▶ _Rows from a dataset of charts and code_
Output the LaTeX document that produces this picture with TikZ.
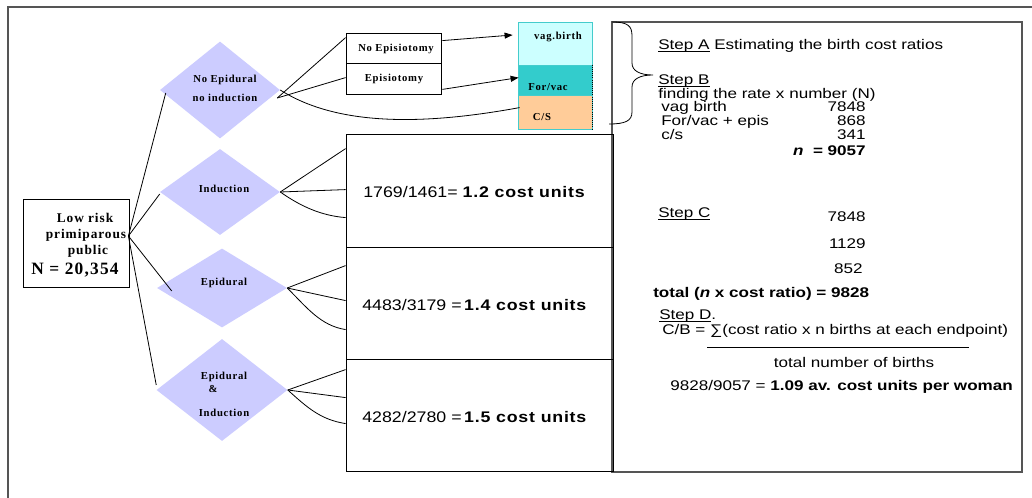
\documentclass[tikz,border=0pt]{standalone}
\usepackage{fontspec}
\setmainfont{Liberation Serif}
\newfontfamily\pnl[FakeStretch=1.22]{Liberation Sans}
\newfontfamily\cst[FakeStretch=1.16]{Liberation Sans}
\newfontfamily\tms[LetterSpace=7]{Liberation Serif}
\usetikzlibrary{shapes.geometric,calc,arrows.meta}
\definecolor{diaC}{HTML}{CCCCFF}
\definecolor{vbC}{HTML}{CCFFFF}
\definecolor{fvC}{HTML}{33CCCC}
\definecolor{csC}{HTML}{FFCC99}
\definecolor{stkB}{HTML}{44CCCC}
\definecolor{frameC}{HTML}{555555}
\newsavebox\myulbox
\newcommand\myul[1]{\sbox\myulbox{#1}\rlap{\usebox\myulbox}\rule[-1.4pt]{\wd\myulbox}{0.6pt}}
\newcommand\wideb[1]{\textbf{\addfontfeatures{LetterSpace=5}#1}}
\begin{document}
\begin{tikzpicture}[x=0.75pt,y=-0.75pt,
  box/.style={rectangle, draw=black, line width=0.6pt, inner sep=0pt},
  dia/.style={diamond, fill=diaC, draw=none, inner sep=0pt},
  stk/.style={rectangle, draw=stkB, line width=0.6pt, inner sep=0pt, minimum width=55.5pt},
  lbl/.style={inner sep=0pt, font=\tms\bfseries\fontsize{8}{9}\selectfont},
  big/.style={inner sep=0pt, font=\tms\bfseries\fontsize{10}{11}\selectfont},
  ptx/.style={inner sep=0pt, anchor=base west, font=\pnl\fontsize{10.5}{12}\selectfont},
  pnum/.style={ptx, anchor=base east},
  ctx/.style={inner sep=0pt, anchor=base west, font=\cst\fontsize{11.5}{13}\selectfont},
  conn/.style={draw=black, line width=0.6pt},
  arr/.style={conn, -{Triangle[length=6pt,width=4.5pt]}}
]
\useasboundingbox (0,0) rectangle (1032,498);
\fill[white] (0,0) rectangle (1032,498);
\draw[frameC, line width=1.1pt] (1045,7) -- (8,7) -- (8,510);

% right panel
\node[rectangle, draw=frameC, line width=1.1pt, inner sep=0pt, minimum width=307.5pt, minimum height=337.5pt] (panel) at (817,247) {};

% brace
\draw[line width=0.6pt] (612,22) .. controls (628,22) and (632,26) .. (632,36) -- (632,63)
  .. controls (632,71) and (640,75) .. (653,75)
  .. controls (640,75) and (632,79) .. (632,87) -- (632,112)
  .. controls (632,121) and (625,124) .. (609,124);

% start box
\node[box, minimum width=79.5pt, minimum height=66pt] (lr) at (76,243) {};
\node[big] (lr1) at (85,218) {Low risk};
\node[big] (lr2) at (86,235) {primiparous};
\node[big] (lr3) at (88,251) {public};
\node[inner sep=0pt, font=\tms\bfseries\fontsize{13}{14}\selectfont] (lr4) at (75,270) {N = 20,354};
\coordinate (o) at ($(lr.east)+(-1,-7)$);

% diamonds
\node[dia, minimum width=90pt, minimum height=72.75pt] (d1) at (220,90) {};
\node[dia, minimum width=90pt, minimum height=64.5pt] (d2) at (220,192) {};
\node[dia, minimum width=97.5pt, minimum height=59.25pt] (d3) at (222,288) {};
\node[dia, minimum width=98.25pt, minimum height=76.5pt] (d4) at (222,390) {};
\node[lbl] (d1a) at (225,80) {No Epidural};
\node[lbl] (d1b) at (225,98) {no induction};
\node[lbl] (d2a) at (224,189) {Induction};
\node[lbl] (d3a) at (224,283) {Epidural};
\node[lbl] (d4a) at (224,377) {Epidural};
\node[lbl] (d4b) at (213,389) {\&};
\node[lbl] (d4c) at (224,413) {Induction};

% episiotomy boxes
\node[box, minimum width=71.25pt, minimum height=22.5pt] (ne) at (393.5,48) {};
\node[box, minimum width=71.25pt, minimum height=23.25pt] (ep) at (393.5,78.5) {};
\node[lbl] (net) at (396,49) {No Episiotomy};
\node[lbl] (ept) at (394,79) {Episiotomy};

% outcome stack
\node[stk, fill=vbC, minimum height=32.25pt] (vb) at (555,43.5) {};
\node[stk, fill=fvC, minimum height=22.5pt] (fv) at (555,80) {};
\node[stk, fill=csC, minimum height=25.5pt] (cs) at (555,112) {};
\draw[black, line width=0.6pt, densely dotted] (fv.north east) -- (cs.south east);
\node[lbl] (vbt) at (558,37) {vag.birth};
\node[lbl] (fvt) at (548,87) {For/vac};
\node[lbl] (cst) at (542,117) {C/S};

% cost boxes
\node[box, minimum width=200.25pt, minimum height=84.75pt] (c1) at (479.5,190.5) {};
\node[box, minimum width=200.25pt, minimum height=84pt] (c2) at (479.5,303) {};
\node[box, minimum width=200.25pt, minimum height=84pt] (c3) at (479.5,415) {};
\node[ctx] (c1t) at (363,198) {1769/1461= \wideb{1.2 cost units}};
\node[ctx] (c2t) at (362,311) {4483/3179 =\,\wideb{1.4 cost units}};
\node[ctx] (c3t) at (362,423) {4282/2780 =\,\wideb{1.5 cost units}};

% connectors from start
\draw[conn] (o) -- ($(d1.west)+(6,3)$);
\draw[conn] (o) -- ($(d2.west)+(0,2)$);
\draw[conn] (o) -- ($(d3.west)+(15,3)$);
\draw[conn] (o) -- ($(d4.west)+(0,-5)$);

% diamond 1 branches
\draw[conn] ($(d1.east)+(-3,8)$) -- ($(ne.north west)+(0,5)$);
\draw[conn] ($(d1.east)+(-3,8)$) -- ($(ep.north west)+(0,15)$);
\draw[conn] (d1.east) .. controls (340,128) and (430,124) .. ($(cs.north west)+(2,13)$);
\draw[arr] ($(ne.north east)+(1,8)$) -- ($(vb.west)+(-5,-8.5)$);
\draw[arr] ($(ep.south east)+(1,-5)$) -- ($(fv.north west)+(1,13)$);

% diamond 2 branches
\draw[conn] (d2.east) -- ($(c1.north west)+(0,15)$);
\draw[conn] (d2.east) -- ($(c1.north west)+(0,56)$);
\draw[conn] (d2.east) .. controls +(20,14) and +(-25,-2) .. ($(c1.north west)+(0,84)$);
% diamond 3 branches
\draw[conn] (d3.east) -- ($(c2.north west)+(0,19)$);
\draw[conn] (d3.east) -- ($(c2.north west)+(0,54)$);
\draw[conn] (d3.east) .. controls +(20,20) and +(-25,-4) .. ($(c2.north west)+(0,83)$);
% diamond 4 branches
\draw[conn] (d4.east) -- ($(c3.north west)+(0,11)$);
\draw[conn] (d4.east) -- ($(c3.north west)+(0,39)$);
\draw[conn] (d4.east) .. controls +(20,18) and +(-25,-4) .. ($(c3.north west)+(0,65)$);

% panel text
\node[ptx] (sa) at (658,50) {\myul{Step A} Estimating the birth cost ratios};
\node[ptx] (sb) at (658,85) {\myul{Step B}};
\node[ptx] (sb1) at (658,99) {finding the rate x number (N)};
\node[ptx] (sb2) at (661,112) {vag birth};
\node[pnum] (sb2n) at (866,112) {7848};
\node[ptx] (sb3) at (661,126) {For/vac + epis};
\node[pnum] (sb3n) at (866,126) {868};
\node[ptx] (sb4) at (661,140) {c/s};
\node[pnum] (sb4n) at (866,140) {341};
\node[pnum] (sbn) at (866,156) {\textbf{\textit{n}\ \ = 9057}};
\node[ptx] (sc) at (658,218) {\myul{Step C}};
\node[pnum] (sc1) at (866,222) {7848};
\node[pnum] (sc2) at (866,249) {1129};
\node[pnum] (sc3) at (863,274) {852};
\node[ptx] (tot) at (653,298) {\textbf{total (\textit{n} x cost ratio) = 9828}};
\node[ptx] (sd) at (659,320) {\myul{Step D}.};
\node[ptx] (sd1) at (662,335) {C/B = ∑(cost ratio x n births at each endpoint)};
\coordinate (fl1) at (707,347);
\coordinate (fl2) at (969,347);
\draw[line width=0.6pt] (fl1) -- (fl2);
\node[ptx, anchor=base] (sd2) at (854,368) {total number of births};
\node[ptx] (res) at (670,391) {9828/9057 = \textbf{1.09 av. cost units per woman}};
\end{tikzpicture}
\end{document}
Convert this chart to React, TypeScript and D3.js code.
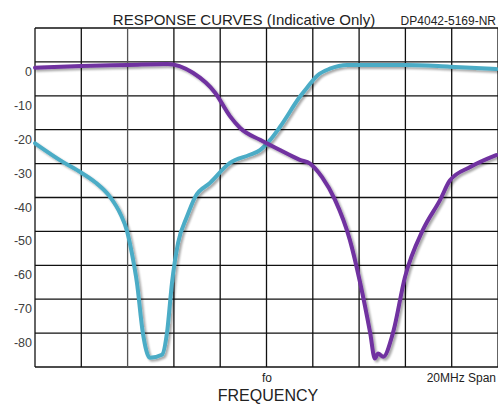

▶ _Requirement_
Pull every line containing "this" from the data.

▶ _Correct result_
Output the LaTeX document that produces this picture with TikZ.
Convert this chart to React, TypeScript and D3.js code.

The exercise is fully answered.